Boeing and the union that represents its engineers and technical workers in Washington, Oregon and Utah were back at the bargaining table today after union workers resoundingly rejected Boeing’s initial four-year contract offer.
The company, in a message to its workers, said it had received their message.
“We are interested in understanding your negotiating team’s priorities and welcome the opportunity to fully engage in the bargaining process. We also acknowledged that not every remaining aspect of our first proposal is a must have, but recognize that movement on the part of both parties will be necessary to reach an agreement,” the Boeing negotiating team said.
The company said it had already modified its proposal to ensure that Boeing workers on military leave would continue to have company-provided disability and life insurance after three months on active duty.
Boeing said it was withdrawing language that could have given it power to terminate medical insurance for some retirees.

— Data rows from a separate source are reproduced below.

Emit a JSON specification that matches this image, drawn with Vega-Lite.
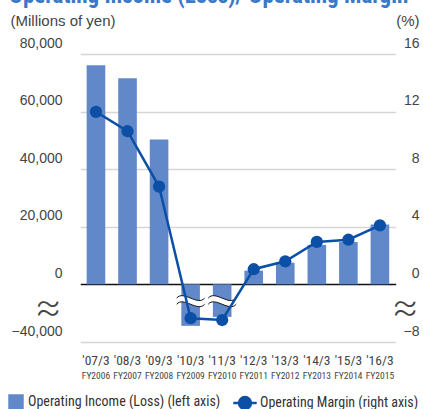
{
  "$schema": "https://vega.github.io/schema/vega-lite/v6.json",
  "width": 413,
  "height": 342,
  "autosize": {"type": "none"},
  "padding": {"left": 9, "right": 1, "top": 0, "bottom": 67},
  "background": "white",
  "config": {"view": {"stroke": null}},
  "title": {
    "text": "Operating Income (Loss)/ Operating Margin",
    "anchor": "start",
    "frame": "group",
    "offset": -8,
    "font": "Roboto Condensed, sans-serif",
    "fontSize": 23,
    "fontWeight": "bold",
    "color": "#3a78c8"
  },
  "data": {
    "values": [
      {"period": "'07/3|FY2006", "income": 76200, "margin": 12.0},
      {"period": "'08/3|FY2007", "income": 71700, "margin": 10.65},
      {"period": "'09/3|FY2008", "income": 50400, "margin": 6.8},
      {"period": "'10/3|FY2009", "income": -28800, "margin": -4.7},
      {"period": "'11/3|FY2010", "income": -22600, "margin": -4.95},
      {"period": "'12/3|FY2011", "income": 4750, "margin": 1.05},
      {"period": "'13/3|FY2012", "income": 7500, "margin": 1.6},
      {"period": "'14/3|FY2013", "income": 13700, "margin": 2.95},
      {"period": "'15/3|FY2014", "income": 14700, "margin": 3.1},
      {"period": "'16/3|FY2015", "income": 20800, "margin": 4.1}
    ]
  },
  "resolve": {"scale": {"y": "independent"}, "axis": {"x": "independent"}},
  "layer": [
    {
      "encoding": {
        "x": {
          "field": "period", "type": "nominal", "sort": null,
          "scale": {"range": [71.2, 386.7], "paddingInner": 0.41, "paddingOuter": 0.205},
          "axis": {
            "orient": "bottom",
            "title": null, "domain": false, "ticks": false, "grid": false,
            "labelAngle": 0,
            "labelExpr": "split(datum.label, '|')[0]",
            "labelFont": "Roboto Condensed, sans-serif",
            "labelFontSize": 13.5, "labelColor": "#444444",
            "labelBaseline": "alphabetic", "labelPadding": 22
          }
        }
      },
      "layer": [
        {
          "mark": {"type": "bar"},
          "encoding": {
            "y": {
              "field": "income", "type": "quantitative",
              "scale": {"domain": [-40000, 0, 80000], "range": [342, 284.3, 54.3], "nice": false, "zero": false},
              "axis": {
                "title": "(Millions of yen)",
                "titleAngle": 0, "titleAlign": "left", "titleBaseline": "middle",
                "titleX": 1, "titleY": 20,
                "titleFont": "Liberation Sans", "titleFontSize": 15, "titleFontWeight": "normal", "titleColor": "#444444",
                "values": [-40000, -14500, 0, 20000, 40000, 60000, 80000],
                "labelExpr": "datum.value === -14500 ? '≈' : format(datum.value, ',')",
                "labelAlign": "right", "labelPadding": -53, "labelFlush": false, "labelOverlap": false,
                "labelBaseline": {"condition": {"test": "datum.value === -14500", "value": "middle"}, "value": "alphabetic"},
                "labelOffset": {"condition": {"test": "datum.value === -14500", "value": 2}, "value": -7},
                "labelFont": {"condition": {"test": "datum.value === -14500", "value": "Inter"}, "value": "Liberation Sans"},
                "labelFontWeight": {"condition": {"test": "datum.value === -14500", "value": 200}, "value": "normal"},
                "labelFontSize": {"condition": {"test": "datum.value === -14500", "value": 44}, "value": 14},
                "labelColor": "#444444",
                "ticks": false, "domain": false, "grid": true,
                "gridColor": {"condition": {"test": "datum.value === 0", "value": "#111111"}, "value": "#d6d6d6"},
                "gridOpacity": {"condition": {"test": "datum.value === -14500", "value": 0}, "value": 1},
                "gridWidth": 1.3
              }
            },
            "y2": {"datum": 0},
            "color": {
              "datum": "Operating Income (Loss) (left axis)", "type": "nominal",
              "scale": {"range": ["#6189c9"]},
              "legend": {
                "title": null, "orient": "none", "legendX": -1, "legendY": 394,
                "symbolType": "square", "symbolSize": 240, "symbolStrokeWidth": 0,
                "labelFont": "Roboto Condensed, sans-serif",
                "labelFontSize": 14, "labelColor": "#333333", "labelOffset": 4, "padding": 0, "labelLimit": 400
              }
            }
          }
        },
        {
          "transform": [{"filter": "datum.income < 0"}],
          "mark": {
            "type": "point",
            "shape": "M-1,-0.22C-0.5,-0.82 0.5,0.38 1,-0.22L1,0.22C0.5,0.82 -0.5,-0.38 -1,0.22Z",
            "size": 784, "filled": true, "fill": "white", "strokeWidth": 0, "opacity": 1
          },
          "encoding": {"y": {"datum": -11700, "type": "quantitative"}}
        },
        {
          "transform": [{"filter": "datum.income < 0"}],
          "mark": {
            "type": "point",
            "shape": "M-1,-0.22C-0.5,-0.82 0.5,0.38 1,-0.22M-1,0.22C-0.5,-0.38 0.5,0.82 1,0.22",
            "size": 784, "filled": false, "stroke": "#111111", "strokeWidth": 1, "opacity": 1
          },
          "encoding": {"y": {"datum": -11700, "type": "quantitative"}}
        }
      ]
    },
    {
      "encoding": {
        "x": {
          "field": "period", "type": "nominal", "sort": null,
          "scale": {"range": [71.2, 386.7], "paddingInner": 0.41, "paddingOuter": 0.205},
          "axis": {
            "orient": "bottom",
            "title": null, "domain": false, "ticks": false, "grid": false,
            "labelAngle": 0,
            "labelExpr": "split(datum.label, '|')[1]",
            "labelFont": "Roboto Condensed, sans-serif",
            "labelFontSize": 9.5, "labelColor": "#444444",
            "labelBaseline": "alphabetic", "labelPadding": 36
          }
        },
        "y": {
          "field": "margin", "type": "quantitative",
          "scale": {"domain": [-8, 0, 16], "range": [342, 284.3, 54.3], "nice": false, "zero": false},
          "axis": {
            "orient": "right",
            "title": "(%)",
            "titleAngle": 0, "titleAlign": "right", "titleBaseline": "middle",
            "titleX": -3, "titleY": 20,
            "titleFont": "Liberation Sans", "titleFontSize": 15, "titleFontWeight": "normal", "titleColor": "#444444",
            "values": [-8, -2.9, 0, 4, 8, 12, 16],
            "labelExpr": "datum.value === -2.9 ? '≈' : format(datum.value, 'd')",
            "labelAlign": "right", "labelPadding": -3, "labelFlush": false, "labelOverlap": false,
            "labelBaseline": {"condition": {"test": "datum.value === -2.9", "value": "middle"}, "value": "alphabetic"},
            "labelOffset": {"condition": {"test": "datum.value === -2.9", "value": 2}, "value": -7},
            "labelFont": {"condition": {"test": "datum.value === -2.9", "value": "Inter"}, "value": "Liberation Sans"},
            "labelFontWeight": {"condition": {"test": "datum.value === -2.9", "value": 200}, "value": "normal"},
            "labelFontSize": {"condition": {"test": "datum.value === -2.9", "value": 44}, "value": 14},
            "labelColor": "#444444",
            "ticks": false, "domain": false, "grid": false
          }
        }
      },
      "layer": [
        {
          "mark": {"type": "line", "strokeWidth": 2.5},
          "encoding": {
            "stroke": {
              "datum": "Operating Margin (right axis)", "type": "nominal",
              "scale": {"range": ["#0b4fa6"]},
              "legend": {
                "title": null, "orient": "none", "legendX": 223, "legendY": 390,
                "symbolType": "M-1,0L1,0M-0.51,0A0.51,0.51,0,1,0,0.51,0A0.51,0.51,0,1,0,-0.51,0Z",
                "symbolSize": 547, "symbolStrokeWidth": 2.5, "symbolFillColor": "#0b4fa6",
                "labelFont": "Roboto Condensed, sans-serif",
                "labelFontSize": 14, "labelColor": "#333333", "labelOffset": 2, "padding": 0, "labelLimit": 400
              }
            }
          }
        },
        {
          "mark": {"type": "point", "filled": true, "size": 150, "color": "#0b4fa6", "opacity": 1}
        }
      ]
    }
  ]
}
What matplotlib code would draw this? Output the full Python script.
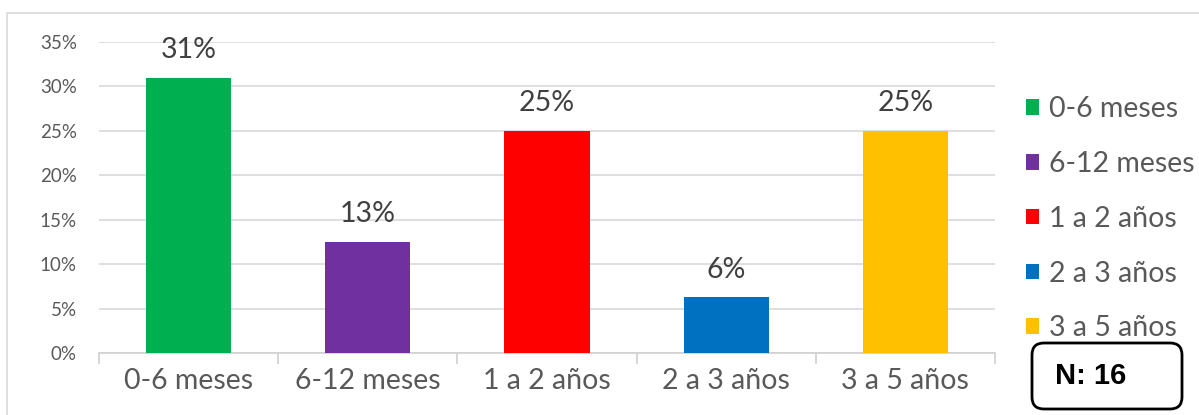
import matplotlib
matplotlib.use("Agg")
import matplotlib.pyplot as plt
from matplotlib.patches import Patch, FancyBboxPatch, Rectangle
from matplotlib.transforms import IdentityTransform

# datos
categorias = ["0-6 meses", "6-12 meses", "1 a 2 años", "2 a 3 años", "3 a 5 años"]
valores = [0.31, 0.125, 0.25, 0.0625, 0.25]
colores = ["#00B050", "#7030A0", "#FF0000", "#0070C0", "#FFC000"]
etiquetas_y = ["0%", "5%", "10%", "15%", "20%", "25%", "30%", "35%"]
n_total = "N: 16"

plt.rcParams['font.family'] = ['Lato', 'DejaVu Sans']
gris = "#595959"

fig = plt.figure(figsize=(11.99, 4.15), dpi=100)
ax = fig.add_axes([99/1199, 1 - 353/415, (995 - 99)/1199, (353 - 42)/415])

x = range(len(categorias))
barras = ax.bar(x, valores, width=0.475, color=colores, zorder=3)
for xi, v in zip(x, valores):
    ax.annotate(f"{int(v*100 + 0.5)}%", (xi, v), xytext=(0, 10.5), textcoords="offset points",
                ha="center", va="bottom", fontsize=20.5, color="#404040")

ax.set_xlim(-0.5, len(categorias) - 0.5)
ax.set_ylim(0, 0.35)
ax.set_yticks([i * 0.05 for i in range(len(etiquetas_y))])
ax.set_yticklabels(etiquetas_y)
ax.set_xticks(list(x))
ax.set_xticklabels(categorias)
ax.set_xticks([i - 0.5 for i in range(len(categorias) + 1)], minor=True)

ax.grid(axis="y", color="#d9d9d9", linewidth=1.2, zorder=0)
for s in ["top", "right", "left"]:
    ax.spines[s].set_visible(False)
ax.spines["bottom"].set_color("#d0d0d0")
ax.spines["bottom"].set_linewidth(1.2)
ax.tick_params(axis="y", length=0, pad=16, labelsize=13.5, labelcolor=gris)
ax.tick_params(axis="x", which="major", length=0, pad=11, labelsize=20.5, labelcolor=gris)
ax.tick_params(axis="x", which="minor", length=8, width=1.2, color="#d0d0d0")

handles = [Patch(facecolor=c, label=l) for c, l in zip(colores, categorias)]
leg = fig.legend(handles=handles, loc="upper left", bbox_to_anchor=(1012/1199, 1 - 82/415),
                 frameon=False, fontsize=20.5, handlelength=0.45, handleheight=0.45,
                 handletextpad=0.35, labelspacing=1.01, borderpad=0)
for t in leg.get_texts():
    t.set_color(gris)

# borde exterior
fig.add_artist(Rectangle((7, -10), 1250, 10 + 415 - 13, transform=IdentityTransform(),
                         fill=False, edgecolor="#d9d9d9", linewidth=1.2))

# cuadro N
fig.add_artist(FancyBboxPatch((1032, 6), 150, 66, boxstyle="round,pad=0,rounding_size=12",
                              transform=IdentityTransform(), facecolor="white",
                              edgecolor="black", linewidth=2))
fig.text(1055, 39, n_total, transform=IdentityTransform(), fontsize=21, fontweight="bold",
         family="Liberation Sans", va="center", ha="left", color="black")

fig.savefig("out.png", dpi=100)
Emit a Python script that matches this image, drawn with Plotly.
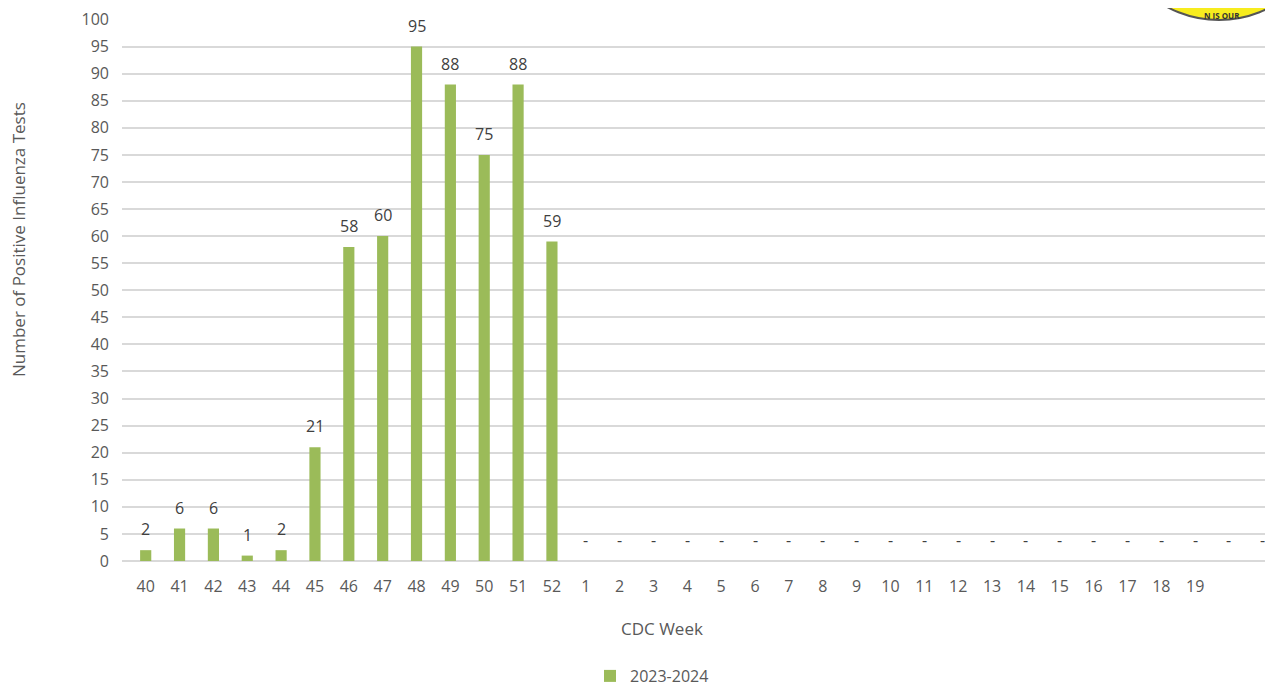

And the company provided written assurances that it would not impose a monthly employee contribution for dental insurance.
Boeing said the union could not call a strike if negotiations reach a dead end until Nov. 25 although the contract is due to expire Saturday.
The union, the Society of Professional Engineering Employees in Aerospace, said the two sides reviewed tentative agreements already reached and worked on setting up a new negotiating schedule.
Boeing had maintained all along that it never intended to have the union present members its initial proposal before bargaining took place.